3 things I learned from the military
On life, leadership, and relationships — in a nutshell
At the end of freshman year many people asked me how my first year in college went — how my experience was, whether I felt like I grew — and I always felt weird answering that question even though I didn’t really know why I felt weird.
Now that I’ve had some time to think about it, I realized the reason was because the growth I’ve experienced didn’t feel visceral enough for it to feel substantial. That is, compared to what I learned in the 2 years prior when I served in the Singapore army, the growth I experienced from college (so far) simply didn’t feel internal enough because it simply didn’t match the level of depth that going through crap in the army made me grow by.
And so, here’s 3 things that I learned from the military, which, in retrospect, was a profoundly transformative period of my life that reshaped my perspectives on a lot of things in powerful ways.
1. “Suck thumb”
Life is not designed to maximize my pleasure. And this seems so trite, so obvious, but it was something I only really internalized through Basic Military Training, thanks to my Platoon Commander.
On the first day of enlistment, He told us to “suck thumb” — to suck it up, because we couldn’t control the fact that we were born in where we were, we couldn’t control the fact that we were male and so, the only thing we really could control was how we responded to the situation — and we could choose to make the most out of it
And this was such a powerful lesson because it’s something that continues to anchor me up till this day: the fact that there are certain immutabilities in life that we are powerless to change, the fact that the best life is the sum total of the choices we make within these immutabilities.
What going through military service really did for me was reshape my perspective on leadership.
Prior to enlistment, I had a pretty dim view of leadership, because my experiences with leaders up till that point was a lot of inflated egos, credit-mongering, and little, actual impactful work done.
I thought people who became leaders did so for the prestige, or to satisfy their own egos, and I never saw the point of leadership because I didn’t see why any group needed a leader when most of the work was done by the rest of us anyway.
seeing as in the groups that I’ve been in, the rest of us were the ones doing most of the work.
All this changed in the army though, when I went through Infantry Officer Cadet School (OCS). In a nutshell, OCS taught me that a leader must be the keeper of a team’s vision, because infantry is tough, and at 3 in the morning, with 60 pounds on our backs 2 miles into a 20-mile march, it was the leader — the Platoon Commander — that needed to be the source of motivation and strength keeping everyone locked in and on course towards our objective.

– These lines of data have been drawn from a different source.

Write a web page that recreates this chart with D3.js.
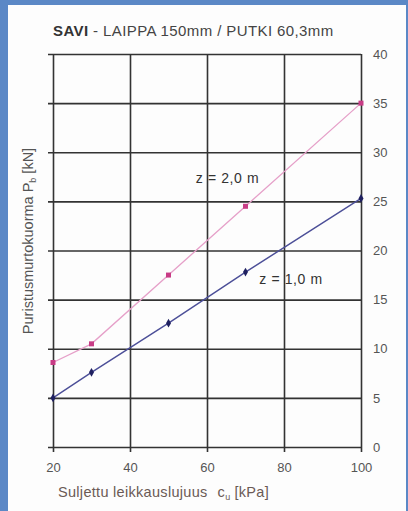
<!DOCTYPE html>
<html>
<head>
<meta charset="utf-8">
<script src="https://cdn.jsdelivr.net/npm/d3@7"></script>
<style>
  html, body { margin: 0; padding: 0; width: 408px; height: 511px; background: #5b88c6; overflow: hidden; }
  svg { display: block; font-family: "Liberation Sans", Arial, sans-serif; }
</style>
</head>
<body>
<div id="chart"></div>
<script>
// Daten
const cuValues = [20, 30, 50, 70, 100];
const z2Values = [8.6, 10.5, 17.5, 24.5, 35];
const z1Values = [5, 7.6, 12.6, 17.8, 25.3];
const xTicks = [20, 40, 60, 80, 100];
const yTicks = [0, 5, 10, 15, 20, 25, 30, 35, 40];

const width = 408;
const height = 511;
const margin = {top: 54, right: 47, bottom: 64, left: 53};
const innerWidth = width - margin.left - margin.right;
const innerHeight = height - margin.top - margin.bottom;

const svg = d3.select("#chart")
  .append("svg")
  .attr("width", width)
  .attr("height", height)
  .attr("viewBox", `0 0 ${width} ${height}`);

// Rahmen: blauer Hintergrund, weisses Feld
svg.append("rect").attr("width", width).attr("height", height).attr("fill", "#5b88c6");
svg.append("rect").attr("x", 8).attr("y", 5).attr("width", 398).attr("height", 506).attr("fill", "#fdfdfd");

const inner = svg.append("g")
  .attr("transform", `translate(${margin.left}, ${margin.top})`);

const xScale = d3.scaleLinear().domain([20, 100]).range([0, innerWidth]);
const yScale = d3.scaleLinear().domain([0, 40]).range([innerHeight, 0]);

// Gitter (vertikal) mit kleinen Ticks nach unten
inner.append("g")
  .attr("class", "grid-x")
  .attr("transform", `translate(0, ${innerHeight})`)
  .call(d3.axisBottom(xScale).tickValues(xTicks).tickSize(-innerHeight).tickFormat(""))
  .call(g => g.select(".domain").remove())
  .call(g => g.selectAll("text").remove())
  .call(g => g.selectAll("line").attr("stroke", "#333").attr("stroke-width", 1.6).attr("y1", 5));

// Gitter (horizontal) mit Ticks nach links
inner.append("g")
  .attr("class", "grid-y")
  .call(d3.axisLeft(yScale).tickValues(yTicks).tickSize(-innerWidth).tickFormat(""))
  .call(g => g.select(".domain").remove())
  .call(g => g.selectAll("text").remove())
  .call(g => g.selectAll("line").attr("stroke", "#333").attr("stroke-width", 1.6).attr("x1", -5));

// X-Achse Beschriftung
inner.append("g")
  .attr("transform", `translate(0, ${innerHeight})`)
  .call(d3.axisBottom(xScale).tickValues(xTicks).tickSize(0).tickPadding(16))
  .call(g => g.select(".domain").remove())
  .call(g => g.selectAll("text")
    .attr("font-size", 13).attr("fill", "#555").attr("font-family", "Liberation Sans, Arial, sans-serif"));

// Y-Achse rechts
inner.append("g")
  .attr("transform", `translate(${innerWidth}, 0)`)
  .call(d3.axisRight(yScale).tickValues(yTicks).tickSize(0).tickPadding(12))
  .call(g => g.select(".domain").remove())
  .call(g => g.selectAll("text")
    .attr("font-size", 13).attr("fill", "#555").attr("font-family", "Liberation Sans, Arial, sans-serif"));

const z2 = cuValues.map((c, i) => ({x: c, y: z2Values[i]}));
const z1 = cuValues.map((c, i) => ({x: c, y: z1Values[i]}));

const line = d3.line()
  .x(d => xScale(d.x))
  .y(d => yScale(d.y));

inner.append("path")
  .attr("d", line(z2))
  .attr("fill", "none")
  .attr("stroke", "#e6a0c9")
  .attr("stroke-width", 1.3);

inner.append("path")
  .attr("d", line(z1))
  .attr("fill", "none")
  .attr("stroke", "#4c4f98")
  .attr("stroke-width", 1.4);

inner.selectAll("rect.m2")
  .data(z2)
  .join("rect")
  .attr("class", "m2")
  .attr("x", d => xScale(d.x) - 2.5)
  .attr("y", d => yScale(d.y) - 2.5)
  .attr("width", 5)
  .attr("height", 5)
  .attr("fill", "#c83c86");

inner.selectAll("path.m1")
  .data(z1)
  .join("path")
  .attr("class", "m1")
  .attr("d", d3.symbol(d3.symbolDiamond, 22))
  .attr("transform", d => `translate(${xScale(d.x)}, ${yScale(d.y)})`)
  .attr("fill", "#1f2060");

// Kurvenbeschriftungen
inner.append("text")
  .attr("x", xScale(57.1))
  .attr("y", yScale(26.9))
  .attr("font-size", 14)
  .attr("letter-spacing", 0.6)
  .attr("fill", "#333")
  .text("z = 2,0 m");

inner.append("text")
  .attr("x", xScale(73.6))
  .attr("y", yScale(16.6))
  .attr("font-size", 14)
  .attr("letter-spacing", 0.6)
  .attr("fill", "#333")
  .text("z = 1,0 m");

// Titel
const title = svg.append("text")
  .attr("x", 53)
  .attr("y", 36)
  .attr("font-size", 15)
  .attr("letter-spacing", 0.4)
  .attr("fill", "#444");
title.append("tspan").attr("font-weight", "bold").attr("fill", "#333").text("SAVI");
title.append("tspan").text(" - LAIPPA 150mm / PUTKI 60,3mm");

// X-Achsentitel
const xt = svg.append("text")
  .attr("x", 58)
  .attr("y", 497)
  .attr("font-size", 14.5)
  .attr("letter-spacing", 0.3)
  .attr("fill", "#6b5a55");
xt.append("tspan").text("Suljettu leikkauslujuus");
xt.append("tspan").attr("dx", 10).text("c");
xt.append("tspan").attr("font-size", 9).attr("dy", 3).text("u");
xt.append("tspan").attr("dy", -3).attr("dx", 4).text("[kPa]");

// Y-Achsentitel
const yt = svg.append("text")
  .attr("transform", "translate(33, 241) rotate(-90)")
  .attr("text-anchor", "middle")
  .attr("font-size", 14.5)
  .attr("fill", "#555");
yt.append("tspan").text("Puristusmurtokuorma P");
yt.append("tspan").attr("font-size", 9).attr("dy", 3).text("b");
yt.append("tspan").attr("dy", -3).text(" [kN]");
</script>
</body>
</html>
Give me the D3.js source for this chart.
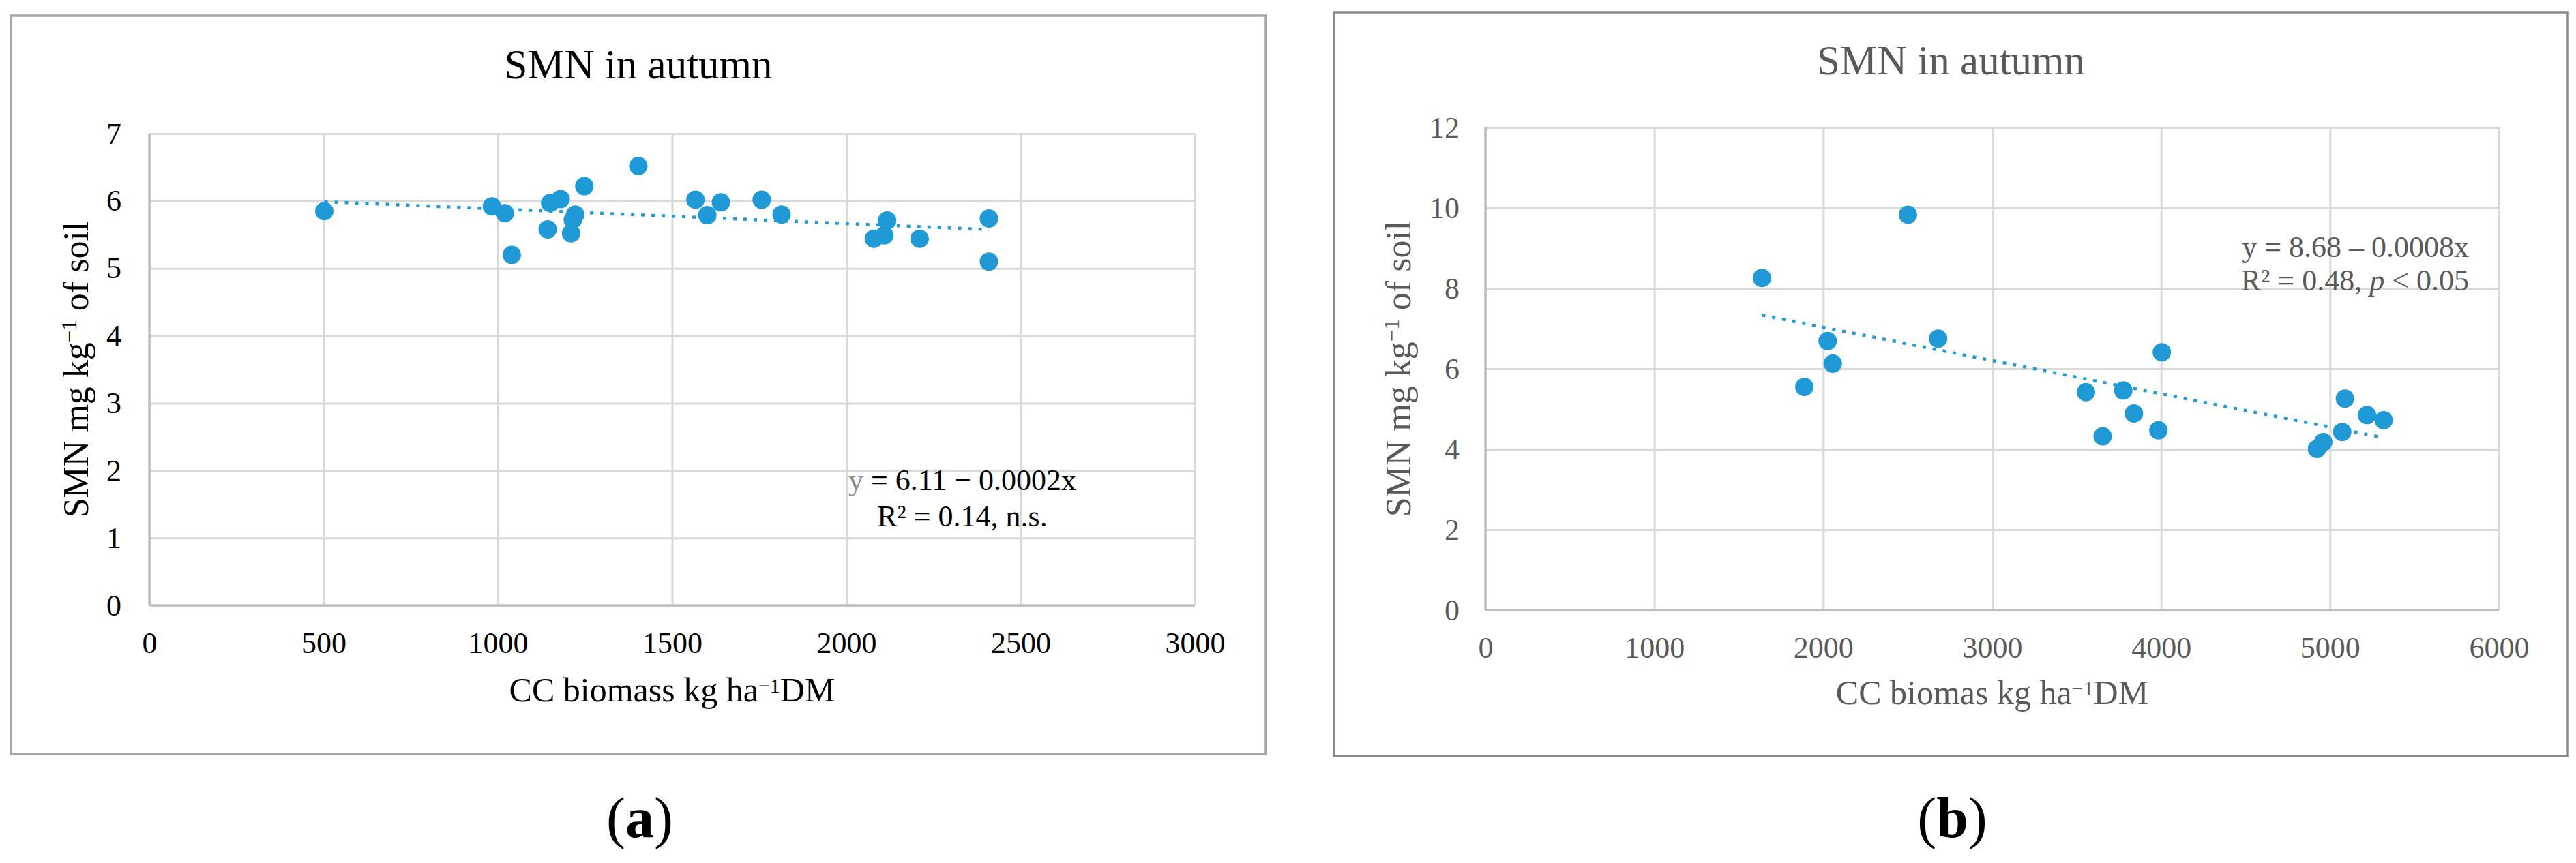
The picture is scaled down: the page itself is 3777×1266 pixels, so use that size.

Drawing a parallel to civilian life, the road to success is seldom easy, and in the starless nights it is the leader who must be the captain of his ship, fixing his gaze unwavering upon the slim glint of light from the faraway lighthouse — his vision — to guide his crew through the stormy seas of strife.
This one isn’t strictly related to the army per say, but between spending 5 days a week in camp and college applications on the weekend at one point in time, there was a period of time when I barely saw the friends I’ve been seeing regularly since middle school.
And we started to drift — obviously — because my absence when everybody else was still meeting up regularly started my life on a tangent different from theirs’, and that was sad, because it wasn’t something I had intended, and I still really treasured the relationships that I had with these people.
Thankfully, in this case, I noticed it happening and made a conscious effort to right things, but I learned through the experience that relationships needed to be conscious. Relationships are investments, and if I don’t put in the time and effort for them — because I’m too busy with school-work, perhaps, or because it’s not a priority for me — then I have nobody to blame but myself if these relationships wither away.
Don’t get me wrong, though, college is awesome, and I learned so much in the past year about things that I barely knew about before. But the key difference between these lessons and the ones I learned from military service, in my opinion, is that the former is skills-based, while the latter is more internal and perspective-shifting. That’s not to say that it’s always going to be this way, because I’m only a year into college and I’ve already learned so much, I can only look forward to the growth and the learning I’d have the privilege to experience in the many years to come.